Ayrault has spent her fair share of time nicked up throughout her high school career — including now. She did damage to the ligaments across the second joint of her right thumb, then aggravated it further trying to brace herself in a fall in the loss to Harper Woods Chandler Park on Feb. 8.

“I tore the ligaments in one of my joints. I’m going to have to cast it after the season, but right now I’m just wearing (a soft brace), so I don’t move it,” Ayrault said, noting that the doctors said she couldn’t damage it further by playing. “When it gets hit, it hurts, obviously. But whatever — I’d rather be playing and worry about it after.”

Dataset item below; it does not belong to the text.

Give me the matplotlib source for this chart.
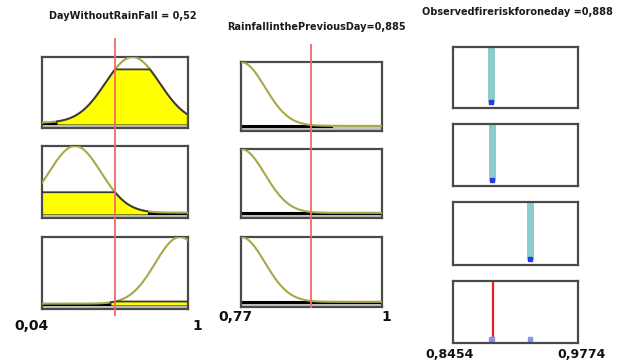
import numpy as np
import matplotlib
matplotlib.use("Agg")
import matplotlib.pyplot as plt

# input 1: DayWithoutRainFall
in1_range = [0.04, 1.0]
in1_value = 0.52
in1_centers = [0.635, 0.257, 0.947]
in1_sigmas = [0.178, 0.171, 0.163]

# input 2: RainfallinthePreviousDay
in2_range = [0.77, 1.0]
in2_value = 0.885
in2_centers = [0.77, 0.77, 0.77]
in2_sigmas = [0.039, 0.039, 0.039]
in2_base_end = [0.917, 1.0, 1.0]

# output: Observedfireriskforoneday
out_range = [0.8454, 0.9774]
out_value = 0.888
out_singletons = [0.8855, 0.8869, 0.9267]
out_heights = [1.0, 1.0, 1.0]

W, H = 623, 364
fig = plt.figure(figsize=(W / 100, H / 100), dpi=100)
fig.patch.set_facecolor("white")


def px_axes(x0, y0, x1, y1):
    return fig.add_axes([x0 / W, 1 - y1 / H, (x1 - x0) / W, (y1 - y0) / H])


def style_box(ax):
    ax.set_xticks([])
    ax.set_yticks([])
    for s in ax.spines.values():
        s.set_color("#4a4a4a")
        s.set_linewidth(1.6)


def input_box(ax, rng, value, c, s, base_end=None):
    x = np.linspace(rng[0], rng[1], 400)
    mu = np.exp(-(x - c) ** 2 / (2 * s ** 2))
    level = np.exp(-(value - c) ** 2 / (2 * s ** 2))
    clip = np.minimum(mu, level)
    ax.set_xlim(rng)
    ax.set_ylim(-0.08, 1.0)
    ax.axhspan(-0.08, 0, color="#c4c4c4", zorder=0)
    end = rng[1] if base_end is None else base_end
    ax.plot([rng[0], end], [0, 0], color="black", lw=2.2, zorder=1)
    ax.fill_between(x, -0.02, clip, where=clip > 0.02, color="#ffff00", lw=0, zorder=2)
    ax.plot(x, mu, color="#a8a848", lw=1.5, zorder=3)
    ax.plot(x[clip > 0.02], clip[clip > 0.02], color="#383838", lw=1.3, zorder=4)
    style_box(ax)


# column 1
col1_rows = [(57, 128), (146, 218), (237, 309)]
for (y0, y1), c, s in zip(col1_rows, in1_centers, in1_sigmas):
    input_box(px_axes(42, y0, 188, y1), in1_range, in1_value, c, s)

ov = px_axes(42, 38, 188, 316)
ov.set_xlim(in1_range)
ov.axvline(in1_value, color="#f06a6a", lw=1.3)
ov.axis("off")
ov.patch.set_alpha(0)

# column 2
col2_rows = [(62, 131), (149, 218), (237, 307)]
for (y0, y1), c, s, be in zip(col2_rows, in2_centers, in2_sigmas, in2_base_end):
    input_box(px_axes(241, y0, 382, y1), in2_range, in2_value, c, s, be)

ov = px_axes(241, 44, 382, 308)
ov.set_xlim(in2_range)
ov.axvline(in2_value, color="#f06a6a", lw=1.3)
ov.axis("off")
ov.patch.set_alpha(0)

# column 3
col3_rows = [(47, 108), (124, 186), (202, 265)]
for (y0, y1), pos, h in zip(col3_rows, out_singletons, out_heights):
    ax = px_axes(453, y0, 578, y1)
    ax.set_xlim(out_range)
    ax.set_ylim(-0.1, 1.0)
    ax.plot([pos, pos], [0, h], color="#8ccccc", lw=5, solid_capstyle="butt")
    ax.plot([pos], [0], marker="s", ms=3.5, color="#2a3ae0", mec="#2a3ae0")
    style_box(ax)

ax = px_axes(453, 281, 578, 343)
ax.set_xlim(out_range)
ax.set_ylim(-0.1, 1.0)
ax.axvline(out_value, color="#ee1c1c", lw=1.6)
ax.plot(out_singletons, [-0.03] * len(out_singletons), ls="none", marker="s", ms=2.5,
        color="#8890f0", mec="#8890f0")
style_box(ax)

# titles and range labels
tkw = dict(ha="center", va="center", fontsize=7, fontweight="bold", color="#1a1a1a")
fig.text(123 / W, 1 - 16 / H, "DayWithoutRainFall = 0,52", **tkw)
fig.text(316 / W, 1 - 27 / H, "RainfallinthePreviousDay=0,885", **tkw)
fig.text(517 / W, 1 - 12 / H, "Observedfireriskforoneday =0,888", **tkw)

lkw = dict(va="center", fontsize=10, fontweight="bold", color="#111111")
fig.text(14 / W, 1 - 326 / H, "0,04", ha="left", **lkw)
fig.text(197 / W, 1 - 326 / H, "1", ha="center", **lkw)
fig.text(218 / W, 1 - 317 / H, "0,77", ha="left", **lkw)
fig.text(386 / W, 1 - 317 / H, "1", ha="center", **lkw)
fig.text(425 / W, 1 - 354 / H, "0,8454", ha="left", fontsize=9, fontweight="bold",
         va="center", color="#111111")
fig.text(557 / W, 1 - 354 / H, "0,9774", ha="left", fontsize=9, fontweight="bold",
         va="center", color="#111111")

fig.savefig("out.png", dpi=100)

The 6-foot-2 senior winced a few times in pain in Saturday’s game, but that didn’t stop her from attempting to block shots left and right. While she was limited to four first-half points, she contributed five blocks in the first two quarters, along with a handful of long outlet passes for assists.

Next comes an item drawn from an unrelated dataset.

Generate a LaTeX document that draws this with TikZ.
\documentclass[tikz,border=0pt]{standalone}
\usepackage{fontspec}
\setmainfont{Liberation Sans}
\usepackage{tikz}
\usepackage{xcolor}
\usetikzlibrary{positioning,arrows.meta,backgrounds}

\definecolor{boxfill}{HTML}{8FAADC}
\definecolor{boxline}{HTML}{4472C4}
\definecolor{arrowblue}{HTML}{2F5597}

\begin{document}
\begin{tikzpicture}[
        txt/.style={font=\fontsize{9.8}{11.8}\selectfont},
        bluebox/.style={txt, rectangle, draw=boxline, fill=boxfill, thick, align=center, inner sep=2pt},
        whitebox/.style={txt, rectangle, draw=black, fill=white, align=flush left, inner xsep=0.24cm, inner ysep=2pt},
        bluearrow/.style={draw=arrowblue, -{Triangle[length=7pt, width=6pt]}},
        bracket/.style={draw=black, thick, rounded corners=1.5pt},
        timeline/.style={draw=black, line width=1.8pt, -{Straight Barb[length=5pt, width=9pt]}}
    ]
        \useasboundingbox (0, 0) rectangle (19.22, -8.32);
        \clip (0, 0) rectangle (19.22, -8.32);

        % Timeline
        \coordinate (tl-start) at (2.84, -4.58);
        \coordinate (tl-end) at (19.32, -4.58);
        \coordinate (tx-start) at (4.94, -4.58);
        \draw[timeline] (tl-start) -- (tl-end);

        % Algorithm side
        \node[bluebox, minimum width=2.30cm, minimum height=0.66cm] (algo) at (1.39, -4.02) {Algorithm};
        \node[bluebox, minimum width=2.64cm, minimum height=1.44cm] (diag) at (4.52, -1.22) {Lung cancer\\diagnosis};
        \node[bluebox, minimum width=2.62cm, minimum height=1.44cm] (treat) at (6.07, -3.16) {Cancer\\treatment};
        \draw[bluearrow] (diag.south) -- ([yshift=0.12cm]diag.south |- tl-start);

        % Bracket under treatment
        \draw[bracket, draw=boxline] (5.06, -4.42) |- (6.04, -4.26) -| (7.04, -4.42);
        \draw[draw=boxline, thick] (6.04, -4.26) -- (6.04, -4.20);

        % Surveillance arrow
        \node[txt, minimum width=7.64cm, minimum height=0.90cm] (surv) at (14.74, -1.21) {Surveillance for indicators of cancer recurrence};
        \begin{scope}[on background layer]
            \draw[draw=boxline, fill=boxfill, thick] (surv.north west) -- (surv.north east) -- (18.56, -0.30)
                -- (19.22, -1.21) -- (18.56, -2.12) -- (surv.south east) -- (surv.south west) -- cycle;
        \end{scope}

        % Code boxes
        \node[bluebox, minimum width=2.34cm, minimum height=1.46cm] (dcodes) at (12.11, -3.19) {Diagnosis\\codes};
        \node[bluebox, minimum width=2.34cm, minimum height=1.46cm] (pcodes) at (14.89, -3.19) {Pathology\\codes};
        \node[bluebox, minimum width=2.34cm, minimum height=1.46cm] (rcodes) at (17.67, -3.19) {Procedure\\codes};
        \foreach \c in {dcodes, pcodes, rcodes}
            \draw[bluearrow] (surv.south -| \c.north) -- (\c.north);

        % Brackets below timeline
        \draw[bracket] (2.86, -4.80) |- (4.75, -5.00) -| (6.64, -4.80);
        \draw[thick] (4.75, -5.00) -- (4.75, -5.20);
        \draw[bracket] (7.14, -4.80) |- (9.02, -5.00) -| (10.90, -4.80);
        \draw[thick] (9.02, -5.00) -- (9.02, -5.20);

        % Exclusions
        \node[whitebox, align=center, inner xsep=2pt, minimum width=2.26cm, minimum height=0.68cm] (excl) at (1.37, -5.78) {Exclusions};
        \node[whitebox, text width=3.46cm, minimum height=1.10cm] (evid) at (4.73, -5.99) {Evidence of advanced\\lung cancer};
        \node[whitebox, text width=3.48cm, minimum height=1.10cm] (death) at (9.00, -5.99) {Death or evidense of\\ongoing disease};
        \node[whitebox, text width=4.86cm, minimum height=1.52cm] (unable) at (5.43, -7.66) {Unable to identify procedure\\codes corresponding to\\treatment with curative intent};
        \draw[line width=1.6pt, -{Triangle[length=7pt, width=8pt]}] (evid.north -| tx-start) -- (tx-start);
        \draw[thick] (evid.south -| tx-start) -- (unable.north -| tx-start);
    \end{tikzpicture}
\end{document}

“She’s a great teammate. If I was on the floor with her, I’d love it, because she will find you, if you’re open. I firmly believe that she likes making the great pass more than she likes scoring,” Bennett said. “But it’s a burden she bears: because she’s able to score, she does need to score.”

She also is working on perfecting the art of the partial block — where you can snatch the rebound after deflecting the shot — rather than just blast away, spiking the ball into the second row.

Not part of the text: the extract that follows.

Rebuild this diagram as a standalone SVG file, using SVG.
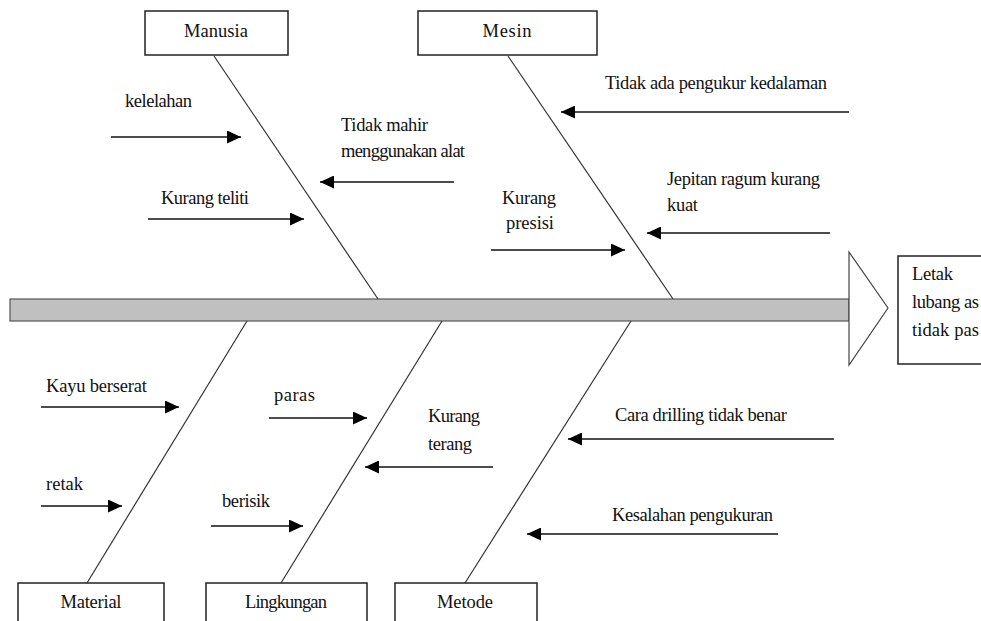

“It’s obviously more fun to swat it into the second row, but Mr. Bennett said a couple of times, ‘If you can tip it to yourself and get it, that’s like a turnover for us.’ That’s definitely been a focus of mine, rather than just swatting the ball out of bounds, trying to tip it to myself,” Ayrault said, noting that after she and her teammates block a few, it starts to get shooters looking over their shoulders. “We just have people on their toes, which helps us. … It definitely helps get into their heads a bit.”

The Norsemen led the Huskies 10-6 after one quarter, and 22-17 at the half. Once Ayrault picked up her scoring in the second half — with four points in the third quarter and eight in the fourth — Grosse Pointe North was able to pull away, leading 36-23 headed into the fourth.

“When you see a team three times, you try to give them a little bit different looks, but she’s tough to stop,” Huskies coach Kevin Landschoot said. “They’re a very good team, tough to play.  All year, they played excellent defense. We had some shots that didn’t fall, and we weren’t as sharp as we normally are.”

Sarah Wight led Port Huron Northern (12-8) with 10 points, while Sydney Koppinger had nine.